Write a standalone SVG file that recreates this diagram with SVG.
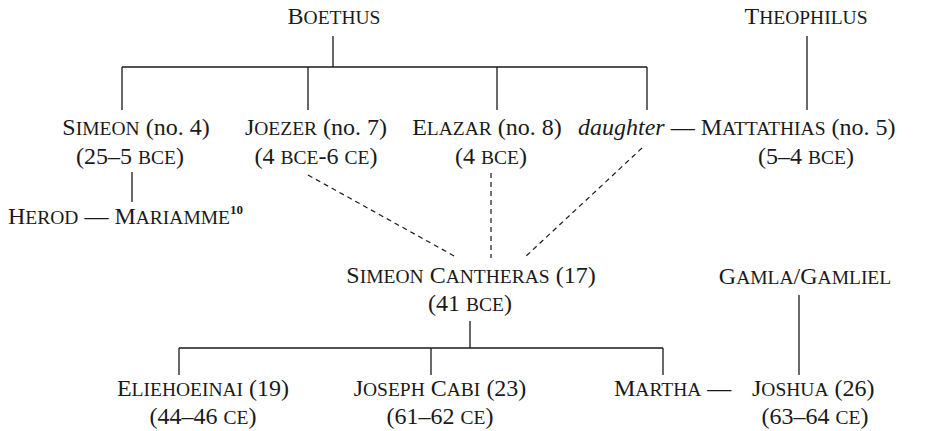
<svg xmlns="http://www.w3.org/2000/svg" width="934" height="431" viewBox="0 0 934 431">
  <style>
    .t { font-family: "Liberation Serif", "DejaVu Serif", serif; font-size: 24px; fill: #1a1a1a; }
    .m { text-anchor: middle; }
    .sc { font-size: 19.5px; }
    .i { font-style: italic; }
    .sup { font-size: 13px; font-weight: bold; }
    .ln { stroke: #1a1a1a; stroke-width: 1.3; fill: none; }
    .ds { stroke: #1a1a1a; stroke-width: 1.2; fill: none; stroke-dasharray: 5 4; }
  </style>
  <rect width="934" height="431" fill="#ffffff"/>

  <g id="connectors">
    <!-- Boethus and his children -->
    <path class="ln" d="M333 36 V67 M122 67 H647 M122 67 V110 M308 67 V110 M497 67 V110 M647 67 V110"/>
    <!-- Theophilus to Mattathias -->
    <path class="ln" d="M807 36 V110"/>
    <!-- Simeon to Mariamme -->
    <path class="ln" d="M132 172 V202"/>
    <!-- uncertain descent of Simeon Cantheras -->
    <path class="ds" d="M308 175 L456 257"/>
    <path class="ds" d="M491 173 V258"/>
    <path class="ds" d="M642 148 L524 258"/>
    <!-- Simeon Cantheras and his children -->
    <path class="ln" d="M470 321 V348 M179 348 H663 M179 348 V375 M431 348 V375 M663 348 V375"/>
    <!-- Gamla to Joshua -->
    <path class="ln" d="M799 295 V375"/>
  </g>

  <g id="boethus"><text class="t m" x="334" y="24">B<tspan class="sc">OETHUS</tspan></text></g>
  <g id="theophilus"><text class="t m" x="806" y="24">T<tspan class="sc">HEOPHILUS</tspan></text></g>

  <g id="simeon">
    <text class="t m" x="136" y="135">S<tspan class="sc">IMEON</tspan> (no. 4)</text>
    <text class="t m" x="130" y="164">(25–5 <tspan class="sc">BCE</tspan>)</text>
  </g>
  <g id="joezer">
    <text class="t m" x="316" y="135">J<tspan class="sc">OEZER</tspan> (no. 7)</text>
    <text class="t m" x="316" y="164">(4 <tspan class="sc">BCE</tspan>-6 <tspan class="sc">CE</tspan>)</text>
  </g>
  <g id="elazar">
    <text class="t m" x="487" y="135">E<tspan class="sc">LAZAR</tspan> (no. 8)</text>
    <text class="t m" x="491" y="164">(4 <tspan class="sc">BCE</tspan>)</text>
  </g>
  <g id="daughter-mattathias">
    <text class="t" x="578" y="135"><tspan class="i">daughter</tspan> — M<tspan class="sc">ATTATHIAS</tspan> (no. 5)</text>
    <text class="t m" x="806" y="164">(5–4 <tspan class="sc">BCE</tspan>)</text>
  </g>
  <g id="herod-mariamme">
    <text class="t" x="8" y="224">H<tspan class="sc">EROD</tspan> — M<tspan class="sc">ARIAMME</tspan><tspan class="sup" dy="-10">10</tspan></text>
  </g>
  <g id="simeon-cantheras">
    <text class="t m" x="471" y="283">S<tspan class="sc">IMEON</tspan> C<tspan class="sc">ANTHERAS</tspan> (17)</text>
    <text class="t m" x="470" y="311">(41 <tspan class="sc">BCE</tspan>)</text>
  </g>
  <g id="gamla">
    <text class="t m" x="805" y="284">G<tspan class="sc">AMLA</tspan>/G<tspan class="sc">AMLIEL</tspan></text>
  </g>
  <g id="eliehoeinai">
    <text class="t m" x="203" y="396">E<tspan class="sc">LIEHOEINAI</tspan> (19)</text>
    <text class="t m" x="203" y="424">(44–46 <tspan class="sc">CE</tspan>)</text>
  </g>
  <g id="joseph-cabi">
    <text class="t m" x="440" y="396">J<tspan class="sc">OSEPH</tspan> C<tspan class="sc">ABI</tspan> (23)</text>
    <text class="t m" x="440" y="424">(61–62 <tspan class="sc">CE</tspan>)</text>
  </g>
  <g id="martha-joshua">
    <text class="t" x="614" y="396">M<tspan class="sc">ARTHA</tspan> —</text>
    <text class="t" x="752" y="396">J<tspan class="sc">OSHUA</tspan> (26)</text>
    <text class="t m" x="815" y="424">(63–64 <tspan class="sc">CE</tspan>)</text>
  </g>
</svg>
__________
▶ _PROBLEM DETAILS_: Repeat all of the data above word for word, minus the pictures.

▶ _TASK SOLUTION_:
Write a standalone SVG file that recreates this diagram with SVG.
<svg xmlns="http://www.w3.org/2000/svg" width="934" height="431" viewBox="0 0 934 431">
  <style>
    .t { font-family: "Liberation Serif", "DejaVu Serif", serif; font-size: 24px; fill: #1a1a1a; }
    .m { text-anchor: middle; }
    .sc { font-size: 19.5px; }
    .i { font-style: italic; }
    .sup { font-size: 13px; font-weight: bold; }
    .ln { stroke: #1a1a1a; stroke-width: 1.3; fill: none; }
    .ds { stroke: #1a1a1a; stroke-width: 1.2; fill: none; stroke-dasharray: 5 4; }
  </style>
  <rect width="934" height="431" fill="#ffffff"/>

  <g id="connectors">
    <!-- Boethus and his children -->
    <path class="ln" d="M333 36 V67 M122 67 H647 M122 67 V110 M308 67 V110 M497 67 V110 M647 67 V110"/>
    <!-- Theophilus to Mattathias -->
    <path class="ln" d="M807 36 V110"/>
    <!-- Simeon to Mariamme -->
    <path class="ln" d="M132 172 V202"/>
    <!-- uncertain descent of Simeon Cantheras -->
    <path class="ds" d="M308 175 L456 257"/>
    <path class="ds" d="M491 173 V258"/>
    <path class="ds" d="M642 148 L524 258"/>
    <!-- Simeon Cantheras and his children -->
    <path class="ln" d="M470 321 V348 M179 348 H663 M179 348 V375 M431 348 V375 M663 348 V375"/>
    <!-- Gamla to Joshua -->
    <path class="ln" d="M799 295 V375"/>
  </g>

  <g id="boethus"><text class="t m" x="334" y="24">B<tspan class="sc">OETHUS</tspan></text></g>
  <g id="theophilus"><text class="t m" x="806" y="24">T<tspan class="sc">HEOPHILUS</tspan></text></g>

  <g id="simeon">
    <text class="t m" x="136" y="135">S<tspan class="sc">IMEON</tspan> (no. 4)</text>
    <text class="t m" x="130" y="164">(25–5 <tspan class="sc">BCE</tspan>)</text>
  </g>
  <g id="joezer">
    <text class="t m" x="316" y="135">J<tspan class="sc">OEZER</tspan> (no. 7)</text>
    <text class="t m" x="316" y="164">(4 <tspan class="sc">BCE</tspan>-6 <tspan class="sc">CE</tspan>)</text>
  </g>
  <g id="elazar">
    <text class="t m" x="487" y="135">E<tspan class="sc">LAZAR</tspan> (no. 8)</text>
    <text class="t m" x="491" y="164">(4 <tspan class="sc">BCE</tspan>)</text>
  </g>
  <g id="daughter-mattathias">
    <text class="t" x="578" y="135"><tspan class="i">daughter</tspan> — M<tspan class="sc">ATTATHIAS</tspan> (no. 5)</text>
    <text class="t m" x="806" y="164">(5–4 <tspan class="sc">BCE</tspan>)</text>
  </g>
  <g id="herod-mariamme">
    <text class="t" x="8" y="224">H<tspan class="sc">EROD</tspan> — M<tspan class="sc">ARIAMME</tspan><tspan class="sup" dy="-10">10</tspan></text>
  </g>
  <g id="simeon-cantheras">
    <text class="t m" x="471" y="283">S<tspan class="sc">IMEON</tspan> C<tspan class="sc">ANTHERAS</tspan> (17)</text>
    <text class="t m" x="470" y="311">(41 <tspan class="sc">BCE</tspan>)</text>
  </g>
  <g id="gamla">
    <text class="t m" x="805" y="284">G<tspan class="sc">AMLA</tspan>/G<tspan class="sc">AMLIEL</tspan></text>
  </g>
  <g id="eliehoeinai">
    <text class="t m" x="203" y="396">E<tspan class="sc">LIEHOEINAI</tspan> (19)</text>
    <text class="t m" x="203" y="424">(44–46 <tspan class="sc">CE</tspan>)</text>
  </g>
  <g id="joseph-cabi">
    <text class="t m" x="440" y="396">J<tspan class="sc">OSEPH</tspan> C<tspan class="sc">ABI</tspan> (23)</text>
    <text class="t m" x="440" y="424">(61–62 <tspan class="sc">CE</tspan>)</text>
  </g>
  <g id="martha-joshua">
    <text class="t" x="614" y="396">M<tspan class="sc">ARTHA</tspan> —</text>
    <text class="t" x="752" y="396">J<tspan class="sc">OSHUA</tspan> (26)</text>
    <text class="t m" x="815" y="424">(63–64 <tspan class="sc">CE</tspan>)</text>
  </g>
</svg>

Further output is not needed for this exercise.